DATA BLOCK:
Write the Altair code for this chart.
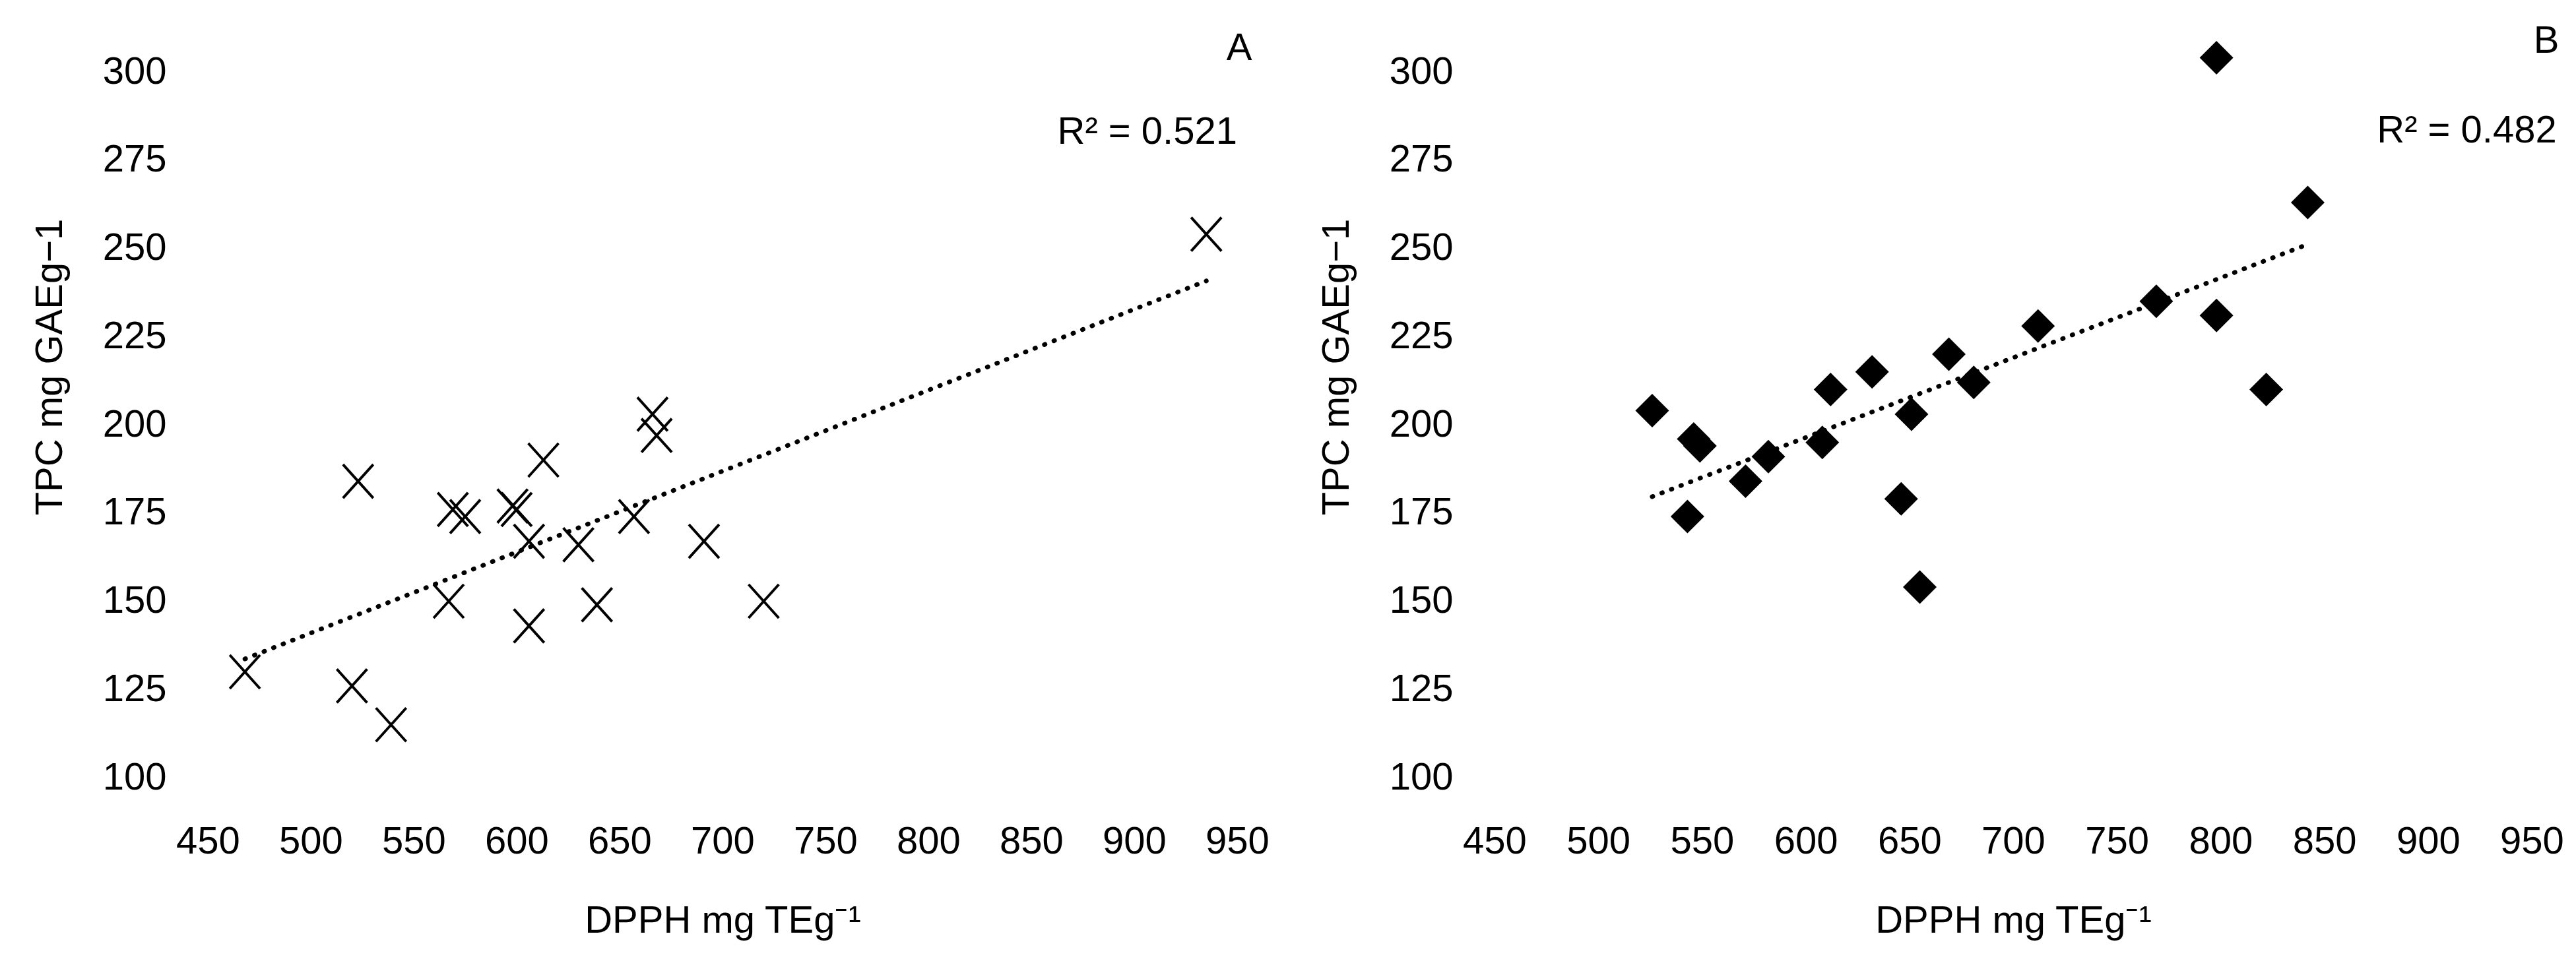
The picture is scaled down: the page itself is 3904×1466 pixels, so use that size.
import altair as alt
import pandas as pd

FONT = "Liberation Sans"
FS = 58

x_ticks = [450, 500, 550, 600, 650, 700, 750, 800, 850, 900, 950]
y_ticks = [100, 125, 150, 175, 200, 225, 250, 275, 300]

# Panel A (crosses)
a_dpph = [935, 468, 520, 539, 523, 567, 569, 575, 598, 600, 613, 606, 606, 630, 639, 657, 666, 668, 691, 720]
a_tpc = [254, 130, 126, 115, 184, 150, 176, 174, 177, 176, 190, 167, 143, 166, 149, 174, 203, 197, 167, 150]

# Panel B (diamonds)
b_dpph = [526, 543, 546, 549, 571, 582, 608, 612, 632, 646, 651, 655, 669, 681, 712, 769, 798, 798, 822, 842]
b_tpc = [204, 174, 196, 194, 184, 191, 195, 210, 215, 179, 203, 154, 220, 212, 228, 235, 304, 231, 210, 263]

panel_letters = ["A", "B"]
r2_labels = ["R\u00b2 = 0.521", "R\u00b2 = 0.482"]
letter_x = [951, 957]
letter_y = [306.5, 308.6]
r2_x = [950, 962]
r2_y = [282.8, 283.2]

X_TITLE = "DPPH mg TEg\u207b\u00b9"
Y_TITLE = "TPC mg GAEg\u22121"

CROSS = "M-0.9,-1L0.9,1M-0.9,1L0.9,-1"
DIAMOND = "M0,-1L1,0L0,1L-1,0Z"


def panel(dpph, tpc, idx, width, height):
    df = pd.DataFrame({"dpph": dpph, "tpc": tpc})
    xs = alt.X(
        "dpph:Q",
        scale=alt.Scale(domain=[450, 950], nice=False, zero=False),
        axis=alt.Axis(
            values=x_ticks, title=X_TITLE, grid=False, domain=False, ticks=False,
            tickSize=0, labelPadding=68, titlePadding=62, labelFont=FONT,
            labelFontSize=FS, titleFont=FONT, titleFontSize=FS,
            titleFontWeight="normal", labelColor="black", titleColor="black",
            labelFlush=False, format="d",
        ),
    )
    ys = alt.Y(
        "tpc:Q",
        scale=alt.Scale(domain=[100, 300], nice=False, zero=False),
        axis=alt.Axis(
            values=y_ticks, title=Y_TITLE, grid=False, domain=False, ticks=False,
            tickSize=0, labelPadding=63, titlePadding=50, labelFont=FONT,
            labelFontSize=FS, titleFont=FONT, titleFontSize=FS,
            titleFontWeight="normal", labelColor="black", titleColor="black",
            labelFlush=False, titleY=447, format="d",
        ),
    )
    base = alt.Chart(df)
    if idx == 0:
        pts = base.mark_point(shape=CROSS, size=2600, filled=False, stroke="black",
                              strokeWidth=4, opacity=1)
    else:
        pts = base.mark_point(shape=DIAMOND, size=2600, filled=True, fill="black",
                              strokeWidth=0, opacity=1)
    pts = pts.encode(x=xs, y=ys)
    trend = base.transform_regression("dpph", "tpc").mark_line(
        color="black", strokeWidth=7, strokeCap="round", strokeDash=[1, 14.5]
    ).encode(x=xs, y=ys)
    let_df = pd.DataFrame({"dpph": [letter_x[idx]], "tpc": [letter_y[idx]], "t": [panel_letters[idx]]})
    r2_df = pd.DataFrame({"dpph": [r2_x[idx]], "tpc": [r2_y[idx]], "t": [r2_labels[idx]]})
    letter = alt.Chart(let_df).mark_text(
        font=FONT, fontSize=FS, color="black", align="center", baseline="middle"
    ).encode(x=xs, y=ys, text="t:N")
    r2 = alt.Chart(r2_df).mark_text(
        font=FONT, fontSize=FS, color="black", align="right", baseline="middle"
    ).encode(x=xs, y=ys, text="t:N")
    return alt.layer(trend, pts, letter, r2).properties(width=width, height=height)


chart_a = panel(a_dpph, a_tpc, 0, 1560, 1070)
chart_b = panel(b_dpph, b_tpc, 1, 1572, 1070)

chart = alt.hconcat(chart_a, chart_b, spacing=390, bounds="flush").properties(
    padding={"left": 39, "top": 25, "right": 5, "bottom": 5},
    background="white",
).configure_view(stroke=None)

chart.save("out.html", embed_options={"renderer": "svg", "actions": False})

TO BE DONE:
Your task is to repeat the data above exactly while excluding the pictures.

RESULT OF THIS EXERCISE:
Write the Altair code for this chart.
The picture is scaled down: the page itself is 3904×1466 pixels, so use that size.
import altair as alt
import pandas as pd

FONT = "Liberation Sans"
FS = 58

x_ticks = [450, 500, 550, 600, 650, 700, 750, 800, 850, 900, 950]
y_ticks = [100, 125, 150, 175, 200, 225, 250, 275, 300]

# Panel A (crosses)
a_dpph = [935, 468, 520, 539, 523, 567, 569, 575, 598, 600, 613, 606, 606, 630, 639, 657, 666, 668, 691, 720]
a_tpc = [254, 130, 126, 115, 184, 150, 176, 174, 177, 176, 190, 167, 143, 166, 149, 174, 203, 197, 167, 150]

# Panel B (diamonds)
b_dpph = [526, 543, 546, 549, 571, 582, 608, 612, 632, 646, 651, 655, 669, 681, 712, 769, 798, 798, 822, 842]
b_tpc = [204, 174, 196, 194, 184, 191, 195, 210, 215, 179, 203, 154, 220, 212, 228, 235, 304, 231, 210, 263]

panel_letters = ["A", "B"]
r2_labels = ["R\u00b2 = 0.521", "R\u00b2 = 0.482"]
letter_x = [951, 957]
letter_y = [306.5, 308.6]
r2_x = [950, 962]
r2_y = [282.8, 283.2]

X_TITLE = "DPPH mg TEg\u207b\u00b9"
Y_TITLE = "TPC mg GAEg\u22121"

CROSS = "M-0.9,-1L0.9,1M-0.9,1L0.9,-1"
DIAMOND = "M0,-1L1,0L0,1L-1,0Z"


def panel(dpph, tpc, idx, width, height):
    df = pd.DataFrame({"dpph": dpph, "tpc": tpc})
    xs = alt.X(
        "dpph:Q",
        scale=alt.Scale(domain=[450, 950], nice=False, zero=False),
        axis=alt.Axis(
            values=x_ticks, title=X_TITLE, grid=False, domain=False, ticks=False,
            tickSize=0, labelPadding=68, titlePadding=62, labelFont=FONT,
            labelFontSize=FS, titleFont=FONT, titleFontSize=FS,
            titleFontWeight="normal", labelColor="black", titleColor="black",
            labelFlush=False, format="d",
        ),
    )
    ys = alt.Y(
        "tpc:Q",
        scale=alt.Scale(domain=[100, 300], nice=False, zero=False),
        axis=alt.Axis(
            values=y_ticks, title=Y_TITLE, grid=False, domain=False, ticks=False,
            tickSize=0, labelPadding=63, titlePadding=50, labelFont=FONT,
            labelFontSize=FS, titleFont=FONT, titleFontSize=FS,
            titleFontWeight="normal", labelColor="black", titleColor="black",
            labelFlush=False, titleY=447, format="d",
        ),
    )
    base = alt.Chart(df)
    if idx == 0:
        pts = base.mark_point(shape=CROSS, size=2600, filled=False, stroke="black",
                              strokeWidth=4, opacity=1)
    else:
        pts = base.mark_point(shape=DIAMOND, size=2600, filled=True, fill="black",
                              strokeWidth=0, opacity=1)
    pts = pts.encode(x=xs, y=ys)
    trend = base.transform_regression("dpph", "tpc").mark_line(
        color="black", strokeWidth=7, strokeCap="round", strokeDash=[1, 14.5]
    ).encode(x=xs, y=ys)
    let_df = pd.DataFrame({"dpph": [letter_x[idx]], "tpc": [letter_y[idx]], "t": [panel_letters[idx]]})
    r2_df = pd.DataFrame({"dpph": [r2_x[idx]], "tpc": [r2_y[idx]], "t": [r2_labels[idx]]})
    letter = alt.Chart(let_df).mark_text(
        font=FONT, fontSize=FS, color="black", align="center", baseline="middle"
    ).encode(x=xs, y=ys, text="t:N")
    r2 = alt.Chart(r2_df).mark_text(
        font=FONT, fontSize=FS, color="black", align="right", baseline="middle"
    ).encode(x=xs, y=ys, text="t:N")
    return alt.layer(trend, pts, letter, r2).properties(width=width, height=height)


chart_a = panel(a_dpph, a_tpc, 0, 1560, 1070)
chart_b = panel(b_dpph, b_tpc, 1, 1572, 1070)

chart = alt.hconcat(chart_a, chart_b, spacing=390, bounds="flush").properties(
    padding={"left": 39, "top": 25, "right": 5, "bottom": 5},
    background="white",
).configure_view(stroke=None)

chart.save("out.html", embed_options={"renderer": "svg", "actions": False})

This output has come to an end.